On Tuesday, American officials told the Reuters news agency that Saudi Arabia was moving armor and artillery to its border with Yemen. The Saudis said the military movements were defensive.

Iran and Saudi Arabia are locked in a struggle for hegemony in the Middle East and also back opposing sides in the Syrian Civil War. Iran supports the regime of President Bashar al-Assad while Saudi Arabia has armed and financed the largely Sunni uprising against him.

The possibility that its ally, America, will do a nuclear deal with Iran has heightened Saudi Arabia’s security concerns. The desert kingdom fears that the United States will acquiesce in recent Iranian strategic gains in Iraq — where Tehran supports the Baghdad government’s fight against Islamic State militants — under an agreement that should stop Iran from making atomic weapons.

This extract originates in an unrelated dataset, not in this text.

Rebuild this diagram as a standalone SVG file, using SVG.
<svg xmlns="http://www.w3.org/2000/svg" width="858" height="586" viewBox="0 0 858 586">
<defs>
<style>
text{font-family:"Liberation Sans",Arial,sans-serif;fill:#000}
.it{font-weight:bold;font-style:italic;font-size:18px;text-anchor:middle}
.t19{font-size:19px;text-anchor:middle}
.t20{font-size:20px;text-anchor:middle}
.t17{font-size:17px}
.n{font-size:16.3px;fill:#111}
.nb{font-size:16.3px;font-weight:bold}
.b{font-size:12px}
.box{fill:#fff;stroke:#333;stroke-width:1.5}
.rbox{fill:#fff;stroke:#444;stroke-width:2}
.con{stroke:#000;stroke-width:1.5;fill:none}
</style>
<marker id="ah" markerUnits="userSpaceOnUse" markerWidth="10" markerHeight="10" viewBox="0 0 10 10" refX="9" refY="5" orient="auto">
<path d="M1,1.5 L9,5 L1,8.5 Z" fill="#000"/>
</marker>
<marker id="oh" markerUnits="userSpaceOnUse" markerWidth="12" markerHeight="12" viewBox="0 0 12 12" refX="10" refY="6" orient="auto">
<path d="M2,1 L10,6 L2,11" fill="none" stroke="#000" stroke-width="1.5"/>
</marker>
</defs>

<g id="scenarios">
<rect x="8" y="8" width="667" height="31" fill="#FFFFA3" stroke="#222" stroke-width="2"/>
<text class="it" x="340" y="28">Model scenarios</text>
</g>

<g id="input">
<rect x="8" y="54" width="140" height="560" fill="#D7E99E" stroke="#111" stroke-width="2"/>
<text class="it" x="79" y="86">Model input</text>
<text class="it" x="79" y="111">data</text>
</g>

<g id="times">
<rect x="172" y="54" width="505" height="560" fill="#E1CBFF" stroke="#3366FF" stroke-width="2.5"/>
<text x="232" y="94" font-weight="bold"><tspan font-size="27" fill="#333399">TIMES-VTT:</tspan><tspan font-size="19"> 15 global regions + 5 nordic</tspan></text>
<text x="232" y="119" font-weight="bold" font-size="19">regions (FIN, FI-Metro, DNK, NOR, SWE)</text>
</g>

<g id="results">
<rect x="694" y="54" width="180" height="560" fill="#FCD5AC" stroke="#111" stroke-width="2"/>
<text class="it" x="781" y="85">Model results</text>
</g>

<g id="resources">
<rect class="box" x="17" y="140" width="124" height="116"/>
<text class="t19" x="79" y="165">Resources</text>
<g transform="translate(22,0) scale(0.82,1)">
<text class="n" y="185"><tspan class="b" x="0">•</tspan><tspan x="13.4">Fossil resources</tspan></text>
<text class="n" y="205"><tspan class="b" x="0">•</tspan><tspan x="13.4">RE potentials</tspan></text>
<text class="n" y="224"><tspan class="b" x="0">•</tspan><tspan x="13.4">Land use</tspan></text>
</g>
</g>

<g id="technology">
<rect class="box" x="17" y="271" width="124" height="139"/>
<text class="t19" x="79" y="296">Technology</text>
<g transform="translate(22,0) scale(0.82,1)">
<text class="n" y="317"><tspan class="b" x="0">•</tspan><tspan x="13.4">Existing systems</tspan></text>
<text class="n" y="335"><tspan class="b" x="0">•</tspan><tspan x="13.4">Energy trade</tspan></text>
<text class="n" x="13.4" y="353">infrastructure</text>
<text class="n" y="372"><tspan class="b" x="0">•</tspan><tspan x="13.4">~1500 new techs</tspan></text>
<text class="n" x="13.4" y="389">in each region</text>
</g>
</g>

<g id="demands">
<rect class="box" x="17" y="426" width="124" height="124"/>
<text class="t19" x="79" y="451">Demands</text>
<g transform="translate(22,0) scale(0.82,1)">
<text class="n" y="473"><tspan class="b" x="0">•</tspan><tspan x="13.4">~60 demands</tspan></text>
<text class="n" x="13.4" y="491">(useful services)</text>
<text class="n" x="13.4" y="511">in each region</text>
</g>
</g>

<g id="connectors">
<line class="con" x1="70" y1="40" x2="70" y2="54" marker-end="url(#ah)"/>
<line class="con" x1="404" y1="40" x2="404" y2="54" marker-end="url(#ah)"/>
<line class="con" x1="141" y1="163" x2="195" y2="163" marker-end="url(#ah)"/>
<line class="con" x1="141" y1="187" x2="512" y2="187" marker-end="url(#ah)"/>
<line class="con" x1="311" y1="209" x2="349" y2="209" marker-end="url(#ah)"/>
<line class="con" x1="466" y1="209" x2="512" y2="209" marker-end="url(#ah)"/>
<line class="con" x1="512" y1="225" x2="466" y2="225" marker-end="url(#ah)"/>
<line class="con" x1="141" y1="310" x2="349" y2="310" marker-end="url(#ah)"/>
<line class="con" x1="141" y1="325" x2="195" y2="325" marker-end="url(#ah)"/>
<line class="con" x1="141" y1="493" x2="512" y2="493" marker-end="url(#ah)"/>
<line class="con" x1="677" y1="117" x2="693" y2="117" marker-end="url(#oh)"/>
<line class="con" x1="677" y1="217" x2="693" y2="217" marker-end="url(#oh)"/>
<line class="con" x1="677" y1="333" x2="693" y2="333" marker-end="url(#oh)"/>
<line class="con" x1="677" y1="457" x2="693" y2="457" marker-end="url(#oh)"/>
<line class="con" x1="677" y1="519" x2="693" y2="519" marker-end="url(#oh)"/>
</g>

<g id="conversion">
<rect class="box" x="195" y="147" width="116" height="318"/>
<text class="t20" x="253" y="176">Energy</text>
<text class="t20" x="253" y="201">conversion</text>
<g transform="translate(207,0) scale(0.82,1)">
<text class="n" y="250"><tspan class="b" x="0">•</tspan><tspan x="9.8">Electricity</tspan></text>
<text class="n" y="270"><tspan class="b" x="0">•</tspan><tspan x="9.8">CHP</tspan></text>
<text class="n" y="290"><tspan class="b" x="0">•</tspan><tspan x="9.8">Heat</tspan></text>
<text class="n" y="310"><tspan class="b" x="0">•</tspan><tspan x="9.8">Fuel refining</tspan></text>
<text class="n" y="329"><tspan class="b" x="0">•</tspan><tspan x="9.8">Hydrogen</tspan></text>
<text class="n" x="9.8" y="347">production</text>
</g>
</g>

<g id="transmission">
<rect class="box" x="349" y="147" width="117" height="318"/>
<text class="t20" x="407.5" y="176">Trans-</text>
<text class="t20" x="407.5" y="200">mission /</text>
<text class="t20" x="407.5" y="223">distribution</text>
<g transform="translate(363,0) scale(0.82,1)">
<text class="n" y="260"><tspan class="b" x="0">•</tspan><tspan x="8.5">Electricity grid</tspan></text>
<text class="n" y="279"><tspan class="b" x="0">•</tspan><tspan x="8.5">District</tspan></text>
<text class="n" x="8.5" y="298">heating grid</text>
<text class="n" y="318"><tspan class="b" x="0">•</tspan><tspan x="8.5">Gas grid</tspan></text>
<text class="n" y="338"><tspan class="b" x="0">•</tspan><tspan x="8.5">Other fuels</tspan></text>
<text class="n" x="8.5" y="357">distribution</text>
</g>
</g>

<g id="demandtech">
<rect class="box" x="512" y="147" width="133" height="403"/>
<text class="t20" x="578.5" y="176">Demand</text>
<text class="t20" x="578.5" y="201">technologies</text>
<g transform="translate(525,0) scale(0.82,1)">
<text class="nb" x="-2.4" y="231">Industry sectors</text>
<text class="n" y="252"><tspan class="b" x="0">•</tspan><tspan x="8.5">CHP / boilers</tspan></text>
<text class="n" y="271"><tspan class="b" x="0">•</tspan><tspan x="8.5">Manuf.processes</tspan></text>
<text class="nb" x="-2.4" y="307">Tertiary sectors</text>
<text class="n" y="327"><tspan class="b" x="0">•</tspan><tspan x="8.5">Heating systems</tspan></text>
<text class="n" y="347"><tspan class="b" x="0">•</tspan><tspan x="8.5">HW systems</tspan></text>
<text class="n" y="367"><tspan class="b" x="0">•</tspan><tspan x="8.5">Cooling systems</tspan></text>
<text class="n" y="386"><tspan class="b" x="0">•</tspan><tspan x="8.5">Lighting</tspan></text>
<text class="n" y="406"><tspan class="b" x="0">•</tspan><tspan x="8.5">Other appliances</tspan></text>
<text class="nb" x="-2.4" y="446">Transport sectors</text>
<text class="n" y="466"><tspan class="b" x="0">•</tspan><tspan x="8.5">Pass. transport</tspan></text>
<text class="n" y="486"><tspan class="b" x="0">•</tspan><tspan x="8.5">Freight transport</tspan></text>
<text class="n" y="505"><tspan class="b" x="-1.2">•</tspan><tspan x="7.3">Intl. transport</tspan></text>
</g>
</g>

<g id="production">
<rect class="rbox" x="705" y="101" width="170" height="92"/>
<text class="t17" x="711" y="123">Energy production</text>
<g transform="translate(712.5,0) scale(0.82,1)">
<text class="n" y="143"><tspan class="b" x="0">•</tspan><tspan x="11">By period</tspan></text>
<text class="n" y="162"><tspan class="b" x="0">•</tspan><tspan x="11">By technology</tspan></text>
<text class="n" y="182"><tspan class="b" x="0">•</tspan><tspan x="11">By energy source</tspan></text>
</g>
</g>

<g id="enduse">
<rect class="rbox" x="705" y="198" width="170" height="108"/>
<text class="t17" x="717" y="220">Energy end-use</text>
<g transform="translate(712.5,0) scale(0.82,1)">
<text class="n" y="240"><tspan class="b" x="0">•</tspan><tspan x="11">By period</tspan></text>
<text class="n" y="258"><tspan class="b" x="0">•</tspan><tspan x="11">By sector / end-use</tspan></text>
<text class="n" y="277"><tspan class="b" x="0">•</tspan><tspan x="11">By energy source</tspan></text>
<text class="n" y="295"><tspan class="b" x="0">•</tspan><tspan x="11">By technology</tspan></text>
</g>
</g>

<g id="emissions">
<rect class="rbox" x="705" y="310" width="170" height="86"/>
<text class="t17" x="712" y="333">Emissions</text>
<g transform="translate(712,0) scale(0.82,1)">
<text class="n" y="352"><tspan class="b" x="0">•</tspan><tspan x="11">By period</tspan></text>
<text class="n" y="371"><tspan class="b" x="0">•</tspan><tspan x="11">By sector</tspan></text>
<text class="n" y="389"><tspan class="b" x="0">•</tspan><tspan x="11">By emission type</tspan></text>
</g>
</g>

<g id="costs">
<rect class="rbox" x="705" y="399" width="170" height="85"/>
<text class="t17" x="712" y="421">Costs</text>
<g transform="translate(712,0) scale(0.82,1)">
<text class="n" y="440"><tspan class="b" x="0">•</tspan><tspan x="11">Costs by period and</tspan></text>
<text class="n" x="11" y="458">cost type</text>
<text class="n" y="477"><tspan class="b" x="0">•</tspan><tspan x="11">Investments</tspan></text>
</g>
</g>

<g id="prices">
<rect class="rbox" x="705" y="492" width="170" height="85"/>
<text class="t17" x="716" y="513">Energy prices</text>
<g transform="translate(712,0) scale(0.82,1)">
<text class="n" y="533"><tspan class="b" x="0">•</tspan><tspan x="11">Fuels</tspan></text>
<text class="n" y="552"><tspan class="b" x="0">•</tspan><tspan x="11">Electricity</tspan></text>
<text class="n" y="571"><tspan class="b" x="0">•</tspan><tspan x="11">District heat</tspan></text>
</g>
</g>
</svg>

Yemen’s slide into civil war had made the country a critical battlefield in the Iranian-Saudi standoff.

In recent days, unidentified warplanes have attacked Hadi’s residence in Aden, the port city where he established a remnant government after the Houthis drove him out of Sana’a.

A third faction in Yemen is formed by supporters of Hadi’s predecessor, Ali Abdullah Saleh.

The former strongman, who presided over Yemen’s unification in 1990 and a civil war that started in 1994 when the south tried to secede, was forced out of office by his Arab Gulf neighbors in 2012 amid fears of an “Arab Spring”-style uprising in the country. His faction has tacitly supported the Houthis by refusing to take sides in their disputes with Hadi while Saleh himself has called on Hadi to step down.

The Houthis rejected constitutional reforms proposed by Hadi under which the former North Yemen would have been split up into four autonomous regions. Leader Abdul-Malik al-Houthi said Hadi’s plan would have strengthened Sunni and pro-Saudi fiefdoms at the expense of Yemen’s unity.

Both Saudi Arabia and the United States had allied with Hadi against the Al Qaeda terrorist group in Yemen which is considered by experts to be its most dangerous.

Hadi’s whereabouts on Wednesday were unknown.

Saudi Arabia and the United Arab Emirates previously deployed troops to Bahrain in 2011 to put down protests led by the island’s majority Shia community. Warplanes from Gulf states have also participated in American-led strikes against the Islamic State in Iraq and Syria while Emirate jets carried out attacks in Libya against the positions of a rival Islamist government in Tripoli earlier this year.